The intellect (left-brain hemisphere only) likes to define its own terms; then for any subject, form a hypothesis about how it could be different or better, “Is it possible, if I did X, Y would happen?” Pearce says this is why we have great intellects working on nuclear bombs, who give no thought to how nuclear arsenals might affect the planet or humanity as a whole. The intellect only cares about its terms, its understanding and the next little detail coming to its atention. The “whole” feels too overwhelming for it to consider effectively.

A famous story about Michelangelo describes how one day he was carving an angel out of a block of marble. An onlooker amazed at how Life could be wrung out of rock asked, “How do you do i t?”

The sculptor answered, “I see the angel in my mind’s eye. Then I take away everything from the stone which doesn’t look like the angel.” This is the discipline of thinking whole-to-part, allowing your inner pictures to be brighter than you outer sensory percepts, keeping the essence in mind while the external particulars are refined in line with your inner image.

In your classroom what happens? Do you use one, the other, or both? Do you train the child in skill one, skill two, skill three — to 12th grade, trusting at the end, each child will then, at that point, have an attractive, desirable wholesome glow?

Or do you endeavor to nurture the glow in the child in kindergarten, nurture her glow through each grade, each lesson plan, to nourish the child’s inner glow at each age, so at 12th grade, the seeds planted in kindergarten grow into a sturdy young adult with a good balance of inner glow and outer groundedness?

If your school wishes to assemble intelligence like a brick building; then, your faculty are like Humpty Dumpty’s King’s men, trying to put the whole person back together in each grade, at each crisis.

If your school intends to nurture and stabile the inner glow of children from kindergarten on up, it will be more work. Yet at the end of Grade Twelve you produce more than the usual number of lighthouses, young adults whose inner calm and clarity affect many people they interact with.

Iain McGilchrist Appreciation~analysis

Appreciation and analysis are the two opposed poles of the adult waking psyche.
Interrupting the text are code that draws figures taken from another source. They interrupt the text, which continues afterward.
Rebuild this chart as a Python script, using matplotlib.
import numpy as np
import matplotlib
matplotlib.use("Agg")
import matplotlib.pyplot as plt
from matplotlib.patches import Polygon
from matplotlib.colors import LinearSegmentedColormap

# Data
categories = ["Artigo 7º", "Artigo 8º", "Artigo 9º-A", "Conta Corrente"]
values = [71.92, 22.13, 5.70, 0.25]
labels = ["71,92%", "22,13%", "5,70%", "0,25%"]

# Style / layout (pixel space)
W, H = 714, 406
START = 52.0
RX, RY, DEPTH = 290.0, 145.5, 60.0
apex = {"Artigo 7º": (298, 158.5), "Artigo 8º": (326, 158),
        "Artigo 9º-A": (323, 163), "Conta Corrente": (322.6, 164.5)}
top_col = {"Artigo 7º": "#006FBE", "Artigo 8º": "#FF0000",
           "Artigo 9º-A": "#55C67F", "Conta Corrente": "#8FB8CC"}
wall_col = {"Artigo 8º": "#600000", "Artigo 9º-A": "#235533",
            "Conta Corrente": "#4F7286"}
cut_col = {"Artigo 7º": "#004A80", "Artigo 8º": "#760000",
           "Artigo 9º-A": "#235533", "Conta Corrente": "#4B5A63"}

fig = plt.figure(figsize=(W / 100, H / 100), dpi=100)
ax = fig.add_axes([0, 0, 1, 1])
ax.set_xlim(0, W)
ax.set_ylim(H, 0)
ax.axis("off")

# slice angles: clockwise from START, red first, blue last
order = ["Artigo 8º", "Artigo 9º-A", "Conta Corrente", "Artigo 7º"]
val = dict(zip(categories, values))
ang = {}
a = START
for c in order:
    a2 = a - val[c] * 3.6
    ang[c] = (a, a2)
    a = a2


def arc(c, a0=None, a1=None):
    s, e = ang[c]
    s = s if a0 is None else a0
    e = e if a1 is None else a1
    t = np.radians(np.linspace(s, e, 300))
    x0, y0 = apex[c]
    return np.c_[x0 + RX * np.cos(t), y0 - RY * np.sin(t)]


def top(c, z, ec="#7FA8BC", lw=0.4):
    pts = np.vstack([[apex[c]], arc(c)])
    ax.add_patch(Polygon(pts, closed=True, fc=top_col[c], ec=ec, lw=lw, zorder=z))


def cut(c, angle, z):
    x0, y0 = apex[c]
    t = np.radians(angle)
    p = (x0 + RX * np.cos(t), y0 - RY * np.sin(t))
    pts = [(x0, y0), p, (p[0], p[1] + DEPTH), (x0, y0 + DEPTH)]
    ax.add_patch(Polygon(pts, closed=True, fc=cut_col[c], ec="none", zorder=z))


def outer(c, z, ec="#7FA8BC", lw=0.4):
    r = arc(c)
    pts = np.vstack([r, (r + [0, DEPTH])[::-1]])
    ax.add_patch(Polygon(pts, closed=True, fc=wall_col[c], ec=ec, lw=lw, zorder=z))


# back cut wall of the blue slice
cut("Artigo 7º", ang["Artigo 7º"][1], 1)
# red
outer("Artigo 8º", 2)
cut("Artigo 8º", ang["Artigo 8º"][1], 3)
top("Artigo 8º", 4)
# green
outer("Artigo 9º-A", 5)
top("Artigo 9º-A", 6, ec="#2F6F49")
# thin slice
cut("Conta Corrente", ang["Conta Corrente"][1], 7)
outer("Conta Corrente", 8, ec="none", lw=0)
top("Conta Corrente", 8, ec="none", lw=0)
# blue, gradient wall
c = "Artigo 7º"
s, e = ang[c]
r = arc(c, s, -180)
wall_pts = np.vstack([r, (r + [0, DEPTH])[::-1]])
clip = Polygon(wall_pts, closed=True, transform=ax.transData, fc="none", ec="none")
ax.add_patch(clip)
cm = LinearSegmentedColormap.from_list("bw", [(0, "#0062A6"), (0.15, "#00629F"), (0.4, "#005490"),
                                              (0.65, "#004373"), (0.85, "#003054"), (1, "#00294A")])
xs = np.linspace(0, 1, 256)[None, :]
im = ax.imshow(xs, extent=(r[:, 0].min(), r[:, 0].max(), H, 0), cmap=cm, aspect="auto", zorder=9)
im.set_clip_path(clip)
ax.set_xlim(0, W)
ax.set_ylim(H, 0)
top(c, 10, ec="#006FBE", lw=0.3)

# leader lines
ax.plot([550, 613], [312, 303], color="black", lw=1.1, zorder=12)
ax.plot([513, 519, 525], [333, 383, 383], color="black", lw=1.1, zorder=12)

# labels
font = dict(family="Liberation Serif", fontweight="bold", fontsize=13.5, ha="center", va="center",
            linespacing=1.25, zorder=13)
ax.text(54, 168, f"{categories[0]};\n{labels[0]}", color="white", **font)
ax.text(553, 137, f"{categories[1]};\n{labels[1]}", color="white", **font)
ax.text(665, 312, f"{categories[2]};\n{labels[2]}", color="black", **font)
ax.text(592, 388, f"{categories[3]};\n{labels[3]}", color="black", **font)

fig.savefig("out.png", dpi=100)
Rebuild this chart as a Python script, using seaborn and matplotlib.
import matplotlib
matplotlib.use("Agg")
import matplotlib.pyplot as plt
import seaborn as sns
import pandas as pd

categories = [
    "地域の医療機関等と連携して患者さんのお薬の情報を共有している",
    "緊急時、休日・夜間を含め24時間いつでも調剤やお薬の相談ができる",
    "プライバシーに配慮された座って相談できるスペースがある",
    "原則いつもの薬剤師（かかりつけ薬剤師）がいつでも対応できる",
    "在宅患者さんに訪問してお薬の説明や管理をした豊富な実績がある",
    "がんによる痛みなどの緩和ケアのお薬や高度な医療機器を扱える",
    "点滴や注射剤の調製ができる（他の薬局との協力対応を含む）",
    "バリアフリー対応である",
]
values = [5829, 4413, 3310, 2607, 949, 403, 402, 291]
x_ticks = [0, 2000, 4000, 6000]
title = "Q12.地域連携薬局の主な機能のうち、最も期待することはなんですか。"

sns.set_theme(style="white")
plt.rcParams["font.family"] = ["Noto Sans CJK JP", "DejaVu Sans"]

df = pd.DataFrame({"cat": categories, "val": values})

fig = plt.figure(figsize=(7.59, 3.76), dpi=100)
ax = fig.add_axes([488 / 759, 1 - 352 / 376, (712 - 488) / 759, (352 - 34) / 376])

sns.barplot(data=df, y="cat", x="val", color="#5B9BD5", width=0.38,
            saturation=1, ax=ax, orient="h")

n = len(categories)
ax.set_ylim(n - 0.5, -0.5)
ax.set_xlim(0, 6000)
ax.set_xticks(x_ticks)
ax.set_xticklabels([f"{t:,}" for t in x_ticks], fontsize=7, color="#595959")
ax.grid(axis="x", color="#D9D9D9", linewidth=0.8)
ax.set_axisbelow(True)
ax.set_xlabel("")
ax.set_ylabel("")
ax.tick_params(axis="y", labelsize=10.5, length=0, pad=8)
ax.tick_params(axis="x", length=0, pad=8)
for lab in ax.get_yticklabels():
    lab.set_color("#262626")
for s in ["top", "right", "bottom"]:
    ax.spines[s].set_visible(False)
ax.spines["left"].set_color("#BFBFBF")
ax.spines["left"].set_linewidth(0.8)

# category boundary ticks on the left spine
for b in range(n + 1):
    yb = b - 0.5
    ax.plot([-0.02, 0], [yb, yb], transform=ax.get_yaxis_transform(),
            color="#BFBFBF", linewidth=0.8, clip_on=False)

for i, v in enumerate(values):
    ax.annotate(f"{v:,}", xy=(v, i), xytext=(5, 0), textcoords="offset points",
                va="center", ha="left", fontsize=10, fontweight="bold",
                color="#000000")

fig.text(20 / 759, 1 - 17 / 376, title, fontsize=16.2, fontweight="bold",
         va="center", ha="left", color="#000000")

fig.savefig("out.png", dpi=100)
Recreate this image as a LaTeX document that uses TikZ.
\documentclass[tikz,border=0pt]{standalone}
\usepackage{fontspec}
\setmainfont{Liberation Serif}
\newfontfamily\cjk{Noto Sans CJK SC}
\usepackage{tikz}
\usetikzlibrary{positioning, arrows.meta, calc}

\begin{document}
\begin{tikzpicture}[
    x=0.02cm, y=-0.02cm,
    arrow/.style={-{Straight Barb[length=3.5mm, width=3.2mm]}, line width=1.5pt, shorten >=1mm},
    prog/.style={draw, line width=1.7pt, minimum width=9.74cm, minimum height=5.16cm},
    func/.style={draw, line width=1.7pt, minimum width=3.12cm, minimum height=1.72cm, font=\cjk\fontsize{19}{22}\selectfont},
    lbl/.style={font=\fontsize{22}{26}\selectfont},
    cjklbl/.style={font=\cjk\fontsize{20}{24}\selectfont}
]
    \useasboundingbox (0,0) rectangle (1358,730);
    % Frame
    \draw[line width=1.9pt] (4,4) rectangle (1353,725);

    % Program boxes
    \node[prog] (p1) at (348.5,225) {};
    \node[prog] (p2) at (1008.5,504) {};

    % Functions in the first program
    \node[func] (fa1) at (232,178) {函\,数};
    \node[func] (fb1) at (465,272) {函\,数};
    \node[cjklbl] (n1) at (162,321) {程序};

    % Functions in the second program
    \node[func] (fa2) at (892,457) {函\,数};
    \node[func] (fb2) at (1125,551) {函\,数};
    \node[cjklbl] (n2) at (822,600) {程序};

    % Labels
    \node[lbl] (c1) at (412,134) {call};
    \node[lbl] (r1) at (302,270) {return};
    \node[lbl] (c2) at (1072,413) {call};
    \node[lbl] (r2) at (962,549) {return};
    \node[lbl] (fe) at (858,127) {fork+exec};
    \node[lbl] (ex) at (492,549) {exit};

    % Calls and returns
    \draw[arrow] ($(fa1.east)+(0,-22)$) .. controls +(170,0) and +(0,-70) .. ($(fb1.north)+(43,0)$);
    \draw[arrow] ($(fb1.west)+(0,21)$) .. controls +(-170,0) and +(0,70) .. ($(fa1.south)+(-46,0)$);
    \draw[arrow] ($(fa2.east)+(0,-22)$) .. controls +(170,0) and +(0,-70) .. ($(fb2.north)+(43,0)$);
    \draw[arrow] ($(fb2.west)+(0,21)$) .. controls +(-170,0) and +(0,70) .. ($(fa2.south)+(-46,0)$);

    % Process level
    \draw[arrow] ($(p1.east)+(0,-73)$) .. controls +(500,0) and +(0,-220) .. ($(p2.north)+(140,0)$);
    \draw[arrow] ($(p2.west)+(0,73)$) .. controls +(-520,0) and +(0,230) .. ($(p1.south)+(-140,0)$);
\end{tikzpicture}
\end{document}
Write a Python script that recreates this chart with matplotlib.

We need both working together as teammates. Why? Because what lies between them is Feeling and feelings are everyone’s most powerful tool ~ Ian McGilchrist paraphrase

Yes, it’s somewhat true, most women are stronger on Appreciation; most males are stronger on analysis.

In brain lateralization, individual, analysis and uniqueness comes from the left-brain (intellectual intelligence).

What comes from the right hemisphere? Appreciation for flow and evolution within the whole of things (heart intelligence).

What’s in the middle between these two? Feeling, feelings of all varieties, hopefully governed, modulated and regulated by a healthy conscious Self expressing, calm, compassion, courage and confidence.

Appreciation and analysis are so much more powerful and effective working together, as teammates, than either can be working alone, one-sidedly.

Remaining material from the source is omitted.